The National Archives is preparing to turn over some of former Vice President Mike Pence’s records to the House select committee investigating the Jan. 6, 2021, attack on the U.S. Capitol.
David Ferriero, the archivist of the United States, sent a letter to former President Donald Trump on Tuesday saying the documents would be delivered March 3 to lawmakers looking into the deadly insurrection ― unless a court order intervenes. The delivery would be the latest batch in a bevy of Trump administration records to be released despite ongoing attempts by the former president to block them with claims of executive privilege.
“After consultation with the Counsel to the President and the Assistant Attorney General for the Office of Legal Counsel, and as instructed by President Biden, I have determined to disclose … the Vice Presidential records,” Ferriero said in his letter to Trump.
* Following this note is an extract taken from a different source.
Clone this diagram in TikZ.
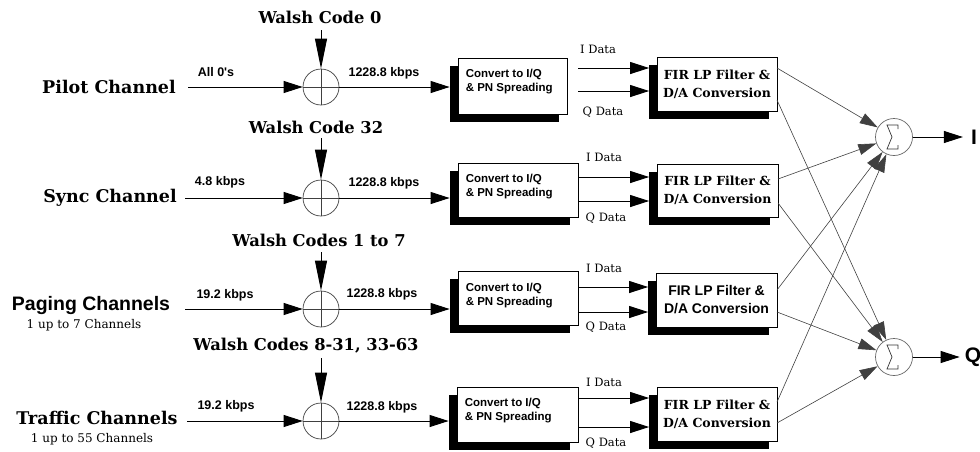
\documentclass[tikz,border=0pt]{standalone}
\usepackage{fontspec}
\setmainfont{DejaVu Serif}
\newfontfamily\hv{Liberation Sans}
\usetikzlibrary{arrows.meta,shadows,calc}

\tikzset{
  every node/.style={inner sep=1pt},
  sig/.style={line width=0.9pt, -{Triangle[length=19pt,width=12pt]}},
  warr/.style={line width=0.9pt, -{Triangle[length=30pt,width=12pt]}},
  xline/.style={line width=0.6pt, draw=black!75, -{Triangle[length=18pt,width=11pt]}},
  xorc/.style={circle, draw=black!75, line width=0.7pt, minimum size=36pt, inner sep=0pt,
    path picture={\draw[black!75,line width=0.7pt]
      (path picture bounding box.north) -- (path picture bounding box.south)
      (path picture bounding box.west) -- (path picture bounding box.east);}},
  sumc/.style={circle, draw=black!60, line width=0.7pt, minimum size=37pt, inner sep=0pt,
    path picture={\coordinate (pc) at (path picture bounding box.center);
      \draw[black!80,line width=0.7pt]
        ([shift={(4,-8)}]pc) -- ([shift={(4,-12)}]pc) -- ([shift={(-7,-12)}]pc)
        -- ([shift={(-2,0)}]pc) -- ([shift={(-7,12)}]pc) -- ([shift={(4,12)}]pc) -- ([shift={(4,8)}]pc);}},
  blk/.style={draw=black, line width=0.8pt, fill=white,
    drop shadow={shadow xshift=-8pt, shadow yshift=-8pt, fill=black, opacity=1}},
  chanS/.style={font=\bfseries\fontsize{17.5}{20}\selectfont},
  chanH/.style={font=\hv\bfseries\fontsize{19.5}{22}\selectfont},
  subS/.style={font=\fontsize{12}{14}\selectfont},
  walsh/.style={font=\bfseries\fontsize{16.3}{18}\selectfont},
  rate/.style={font=\hv\bfseries\fontsize{12.5}{14}\selectfont},
  dat/.style={font=\fontsize{11.5}{13}\selectfont},
  cvt/.style={font=\hv\bfseries\fontsize{11.5}{14.5}\selectfont, align=left, anchor=base west},
  firS/.style={font=\bfseries\fontsize{12.5}{18}\selectfont, align=center},
  firH/.style={font=\hv\bfseries\fontsize{14}{18}\selectfont, align=center},
  outl/.style={font=\hv\bfseries\fontsize{21}{24}\selectfont},
}

\begin{document}
\begin{tikzpicture}[x=1pt,y=-1pt]
\useasboundingbox (0,0) rectangle (980,451);

% channel names
\node[chanS] (pilot) at (109,87) {Pilot Channel};
\node[chanS] (sync) at (110,198) {Sync Channel};
\node[chanH] (paging) at (91,305) {Paging Channels};
\node[subS] (pagingsub) at (84,325) {1 up to 7 Channels};
\node[chanS] (traffic) at (97,418) {Traffic Channels};
\node[subS] (trafficsub) at (92,439) {1 up to 55 Channels};

% modulo-2 adders
\node[xorc] (x1) at (321,87) {};
\node[xorc] (x2) at (321,198) {};
\node[xorc] (x3) at (321,309) {};
\node[xorc] (x4) at (321,421) {};

% Walsh code inputs
\node[walsh] (w1) at (320,17) {Walsh Code 0};
\node[walsh] (w2) at (316,127) {Walsh Code 32};
\node[walsh] (w3) at (319,240) {Walsh Codes 1 to 7};
\node[walsh] (w4) at (306,346) {Walsh Codes 8-31, 33-63};
\coordinate (w1s) at (321,30);
\coordinate (w2s) at (321,138);
\coordinate (w3s) at (321,252);
\coordinate (w4s) at (321,358);
\draw[warr] (w1s) -- (x1);
\draw[warr] (w2s) -- (x2);
\draw[warr] (w3s) -- (x3);
\draw[warr] (w4s) -- (x4);

% channel data inputs
\coordinate (in1) at (188,87);
\coordinate (in2) at (185,198);
\coordinate (in3) at (185,309);
\coordinate (in4) at (187,421);
\draw[sig] (in1) -- (x1);
\draw[sig] (in2) -- (x2);
\draw[sig] (in3) -- (x3);
\draw[sig] (in4) -- (x4);
\node[rate] (ra1) at (216,72) {All 0's};
\node[rate] (ra2) at (220,182) {4.8 kbps};
\node[rate] (ra3) at (225,295) {19.2 kbps};
\node[rate] (ra4) at (226,406) {19.2 kbps};

% I/Q conversion and PN spreading
\node[blk, minimum width=109pt, minimum height=56pt] (c1) at (512.5,86) {};
\node[blk, minimum width=120pt, minimum height=54pt] (c2) at (518,190) {};
\node[blk, minimum width=120pt, minimum height=54pt] (c3) at (518,298) {};
\node[blk, minimum width=121pt, minimum height=55pt] (c4) at (517.5,414.5) {};
\node[cvt] (c1t) at ($(c1.north west)+(7,34)$) {Convert to I/Q\\\& PN Spreading};
\node[cvt] (c2t) at ($(c2.north west)+(7,34)$) {Convert to I/Q\\\& PN Spreading};
\node[cvt] (c3t) at ($(c3.north west)+(7,35)$) {Convert to I/Q\\\& PN Spreading};
\node[cvt] (c4t) at ($(c4.north west)+(7,34)$) {Convert to I/Q\\\& PN Spreading};

\node[rate] (rb1) at (384,73) {1228.8 kbps};
\node[rate] (rb2) at (384,183) {1228.8 kbps};
\node[rate] (rb3) at (382,294) {1228.8 kbps};
\node[rate] (rb4) at (382,407) {1228.8 kbps};
\draw[sig, shorten >=8pt] (x1) -- (x1 -| c1.west);
\draw[sig, shorten >=8pt] (x2) -- (x2 -| c2.west);
\draw[sig, shorten >=8pt] (x3) -- (x3 -| c3.west);
\draw[sig, shorten >=8pt] (x4) -- (x4 -| c4.west);

% FIR filters and D/A conversion
\node[blk, firS, minimum width=120pt, minimum height=54pt] (f1) at (717,84) {FIR LP Filter \&\\D/A Conversion};
\node[blk, firS, minimum width=121pt, minimum height=53pt] (f2) at (717.5,190.5) {FIR LP Filter \&\\D/A Conversion};
\node[blk, firH, minimum width=121pt, minimum height=54pt] (f3) at (716.5,300) {FIR LP Filter \&\\D/A Conversion};
\node[blk, firS, minimum width=120pt, minimum height=54pt] (f4) at (717,414) {FIR LP Filter \&\\D/A Conversion};

% I and Q data paths
\coordinate (i1) at (578,68);  \coordinate (q1) at (578,91);
\coordinate (i2) at (578,177); \coordinate (q2) at (578,201);
\coordinate (i3) at (578,287); \coordinate (q3) at (578,312);
\coordinate (i4) at (578,398); \coordinate (q4) at (578,427);
\foreach \k in {1,2,3,4}{
  \draw[sig, shorten >=7.5pt] (i\k) -- (i\k -| f\k.west);
  \draw[sig, shorten >=7.5pt] (q\k) -- (q\k -| f\k.west);
}
\node[dat] (id1) at (598,49) {I Data};   \node[dat] (qd1) at (603,112) {Q Data};
\node[dat] (id2) at (604,157) {I Data};  \node[dat] (qd2) at (606,218) {Q Data};
\node[dat] (id3) at (604,268) {I Data};  \node[dat] (qd3) at (606,327) {Q Data};
\node[dat] (id4) at (604,382) {I Data};  \node[dat] (qd4) at (606,443) {Q Data};

% summing junctions
\node[sumc] (sI) at (894,137) {};
\node[sumc] (sQ) at (894,357) {};
\coordinate (fi1) at (777,68);  \coordinate (fq1) at (777,100);
\coordinate (fi2) at (778,179); \coordinate (fq2) at (778,203);
\coordinate (fi3) at (777,290); \coordinate (fq3) at (777,312);
\coordinate (fi4) at (777,402); \coordinate (fq4) at (777,423);
\foreach \k in {1,2,3,4}{
  \draw[xline] (fi\k) -- (sI);
  \draw[xline] (fq\k) -- (sQ);
}

% outputs
\node[outl] (oI) at (974,137) {I};
\node[outl] (oQ) at (973,357) {Q};
\draw[sig, shorten >=7pt] (sI) -- (oI);
\draw[sig, shorten >=4pt] (sQ) -- (oQ);
\end{tikzpicture}
\end{document}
The move comes after the Biden administration ordered the archives to turn over the records regardless of Trump’s objections. In a Jan. 18 letter, the former president claimed releasing the Pence documents would violate executive privilege, but Dana Remus, the White House counsel, said the documents were “not subject to” such claims.
“Many of the records as to which the former President has made a claim of privilege in this set of documents, however, were communications concerning the former Vice President’s responsibilities as President of the Senate in certifying the vote of presidential electors on January 6, 2021,” Remus wrote in the letter to the National Archives.
Trump has continued to fight the release of documents to the House panel, but he has largely failed in his effort. The U.S. Supreme Court last month turned down a request to prevent the records’ release, and House lawmakers have already been sent upwards of 60,000 pages.
The committee is looking into the actions and conversations inside the White House as Trump supporters stormed the Capitol in an attempt to stop Congress from certifying the 2020 Electoral College count that had already determined Joe Biden’s presidential victory over Trump.
Several Pence aides have met with the Jan. 6 committee in recent weeks, including Greg Jacob, a counsel to the former vice president; a former chief of staff, Mark Short; and Keith Kellogg, who served as his national security adviser.
The National Archives also said this week that some documents from the Trump White House had been ripped up and needed to be taped back together before they were given to lawmakers.